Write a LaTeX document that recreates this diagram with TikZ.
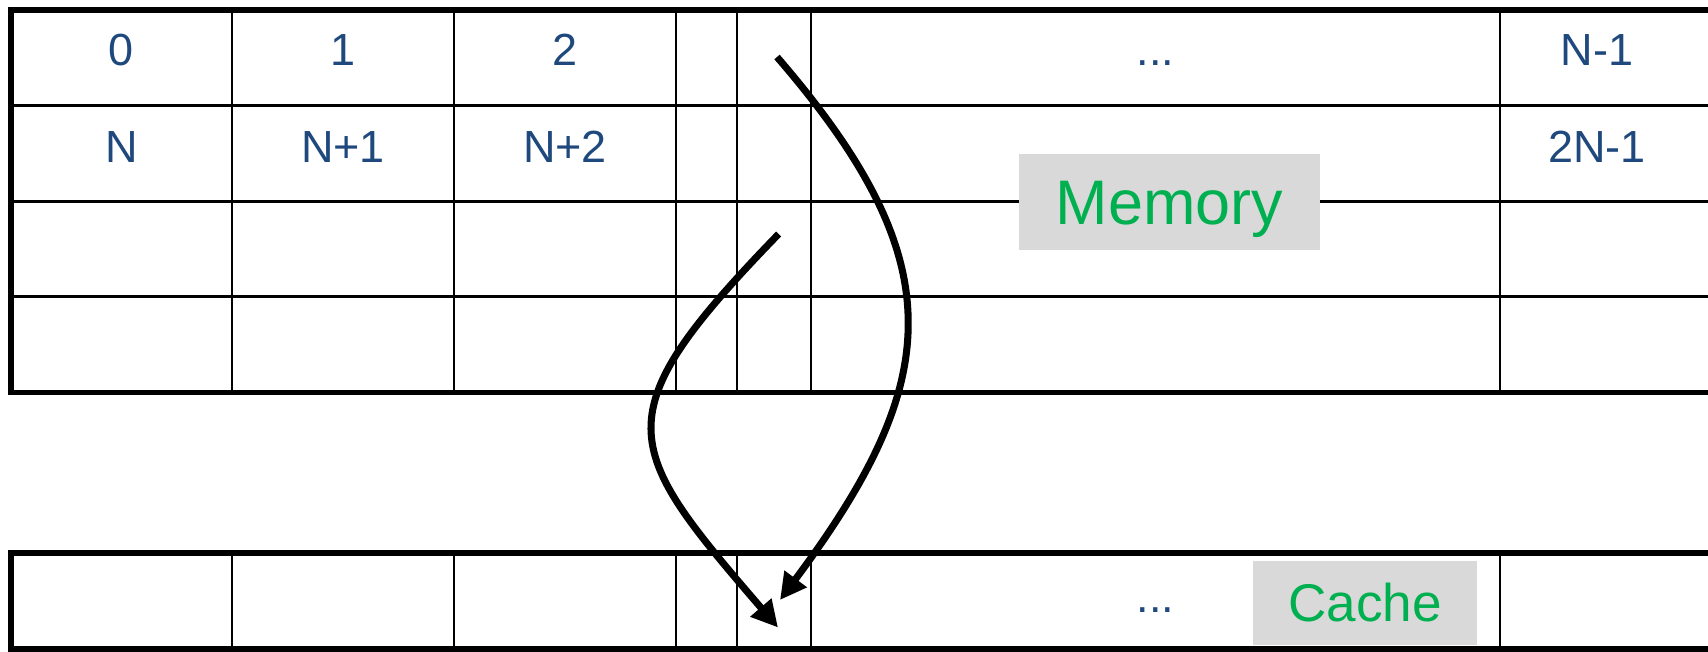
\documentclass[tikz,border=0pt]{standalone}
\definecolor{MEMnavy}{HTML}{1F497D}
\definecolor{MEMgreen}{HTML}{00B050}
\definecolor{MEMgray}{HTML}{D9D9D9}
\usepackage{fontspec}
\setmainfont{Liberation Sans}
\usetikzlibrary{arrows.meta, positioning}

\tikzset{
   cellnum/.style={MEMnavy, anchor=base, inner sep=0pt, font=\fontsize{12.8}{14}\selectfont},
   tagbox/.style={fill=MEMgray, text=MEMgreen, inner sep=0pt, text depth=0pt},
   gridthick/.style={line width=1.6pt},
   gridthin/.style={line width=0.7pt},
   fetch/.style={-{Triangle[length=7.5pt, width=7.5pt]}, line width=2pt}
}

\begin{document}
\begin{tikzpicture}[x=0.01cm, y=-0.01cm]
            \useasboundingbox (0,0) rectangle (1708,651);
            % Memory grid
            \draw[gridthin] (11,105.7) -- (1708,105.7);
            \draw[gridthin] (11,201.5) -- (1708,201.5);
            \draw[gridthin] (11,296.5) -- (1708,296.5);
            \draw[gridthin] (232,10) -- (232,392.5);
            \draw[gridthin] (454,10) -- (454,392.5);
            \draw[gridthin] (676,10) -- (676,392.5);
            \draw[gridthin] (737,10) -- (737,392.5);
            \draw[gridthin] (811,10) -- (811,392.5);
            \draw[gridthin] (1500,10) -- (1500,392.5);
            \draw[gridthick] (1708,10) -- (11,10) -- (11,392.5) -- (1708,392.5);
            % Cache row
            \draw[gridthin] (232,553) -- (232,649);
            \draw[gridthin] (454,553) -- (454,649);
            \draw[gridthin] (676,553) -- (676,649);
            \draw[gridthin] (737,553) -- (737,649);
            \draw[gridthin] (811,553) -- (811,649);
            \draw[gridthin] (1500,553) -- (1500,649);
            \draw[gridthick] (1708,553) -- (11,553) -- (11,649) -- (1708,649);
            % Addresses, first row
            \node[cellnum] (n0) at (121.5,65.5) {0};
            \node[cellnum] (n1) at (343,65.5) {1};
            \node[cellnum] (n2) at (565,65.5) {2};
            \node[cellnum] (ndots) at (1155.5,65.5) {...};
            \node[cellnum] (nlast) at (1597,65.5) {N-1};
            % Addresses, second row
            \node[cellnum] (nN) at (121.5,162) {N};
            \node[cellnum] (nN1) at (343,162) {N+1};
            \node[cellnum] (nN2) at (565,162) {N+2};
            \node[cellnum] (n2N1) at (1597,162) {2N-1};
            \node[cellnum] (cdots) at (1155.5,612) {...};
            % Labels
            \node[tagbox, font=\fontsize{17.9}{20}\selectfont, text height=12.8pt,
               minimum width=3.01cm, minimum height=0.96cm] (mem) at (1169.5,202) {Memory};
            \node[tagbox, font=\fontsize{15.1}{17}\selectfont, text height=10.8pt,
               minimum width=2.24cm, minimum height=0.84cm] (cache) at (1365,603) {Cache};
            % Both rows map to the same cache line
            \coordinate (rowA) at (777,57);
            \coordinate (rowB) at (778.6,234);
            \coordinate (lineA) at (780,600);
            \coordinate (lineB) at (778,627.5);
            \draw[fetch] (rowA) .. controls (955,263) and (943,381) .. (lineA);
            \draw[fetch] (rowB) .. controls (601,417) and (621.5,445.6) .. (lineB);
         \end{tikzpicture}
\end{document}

___

Task:
Copy out the whole listing exactly, and don't carry over any pictures.

Exercise output:
Write a LaTeX document that recreates this diagram with TikZ.
\documentclass[tikz,border=0pt]{standalone}
\definecolor{MEMnavy}{HTML}{1F497D}
\definecolor{MEMgreen}{HTML}{00B050}
\definecolor{MEMgray}{HTML}{D9D9D9}
\usepackage{fontspec}
\setmainfont{Liberation Sans}
\usetikzlibrary{arrows.meta, positioning}

\tikzset{
   cellnum/.style={MEMnavy, anchor=base, inner sep=0pt, font=\fontsize{12.8}{14}\selectfont},
   tagbox/.style={fill=MEMgray, text=MEMgreen, inner sep=0pt, text depth=0pt},
   gridthick/.style={line width=1.6pt},
   gridthin/.style={line width=0.7pt},
   fetch/.style={-{Triangle[length=7.5pt, width=7.5pt]}, line width=2pt}
}

\begin{document}
\begin{tikzpicture}[x=0.01cm, y=-0.01cm]
            \useasboundingbox (0,0) rectangle (1708,651);
            % Memory grid
            \draw[gridthin] (11,105.7) -- (1708,105.7);
            \draw[gridthin] (11,201.5) -- (1708,201.5);
            \draw[gridthin] (11,296.5) -- (1708,296.5);
            \draw[gridthin] (232,10) -- (232,392.5);
            \draw[gridthin] (454,10) -- (454,392.5);
            \draw[gridthin] (676,10) -- (676,392.5);
            \draw[gridthin] (737,10) -- (737,392.5);
            \draw[gridthin] (811,10) -- (811,392.5);
            \draw[gridthin] (1500,10) -- (1500,392.5);
            \draw[gridthick] (1708,10) -- (11,10) -- (11,392.5) -- (1708,392.5);
            % Cache row
            \draw[gridthin] (232,553) -- (232,649);
            \draw[gridthin] (454,553) -- (454,649);
            \draw[gridthin] (676,553) -- (676,649);
            \draw[gridthin] (737,553) -- (737,649);
            \draw[gridthin] (811,553) -- (811,649);
            \draw[gridthin] (1500,553) -- (1500,649);
            \draw[gridthick] (1708,553) -- (11,553) -- (11,649) -- (1708,649);
            % Addresses, first row
            \node[cellnum] (n0) at (121.5,65.5) {0};
            \node[cellnum] (n1) at (343,65.5) {1};
            \node[cellnum] (n2) at (565,65.5) {2};
            \node[cellnum] (ndots) at (1155.5,65.5) {...};
            \node[cellnum] (nlast) at (1597,65.5) {N-1};
            % Addresses, second row
            \node[cellnum] (nN) at (121.5,162) {N};
            \node[cellnum] (nN1) at (343,162) {N+1};
            \node[cellnum] (nN2) at (565,162) {N+2};
            \node[cellnum] (n2N1) at (1597,162) {2N-1};
            \node[cellnum] (cdots) at (1155.5,612) {...};
            % Labels
            \node[tagbox, font=\fontsize{17.9}{20}\selectfont, text height=12.8pt,
               minimum width=3.01cm, minimum height=0.96cm] (mem) at (1169.5,202) {Memory};
            \node[tagbox, font=\fontsize{15.1}{17}\selectfont, text height=10.8pt,
               minimum width=2.24cm, minimum height=0.84cm] (cache) at (1365,603) {Cache};
            % Both rows map to the same cache line
            \coordinate (rowA) at (777,57);
            \coordinate (rowB) at (778.6,234);
            \coordinate (lineA) at (780,600);
            \coordinate (lineB) at (778,627.5);
            \draw[fetch] (rowA) .. controls (955,263) and (943,381) .. (lineA);
            \draw[fetch] (rowB) .. controls (601,417) and (621.5,445.6) .. (lineB);
         \end{tikzpicture}
\end{document}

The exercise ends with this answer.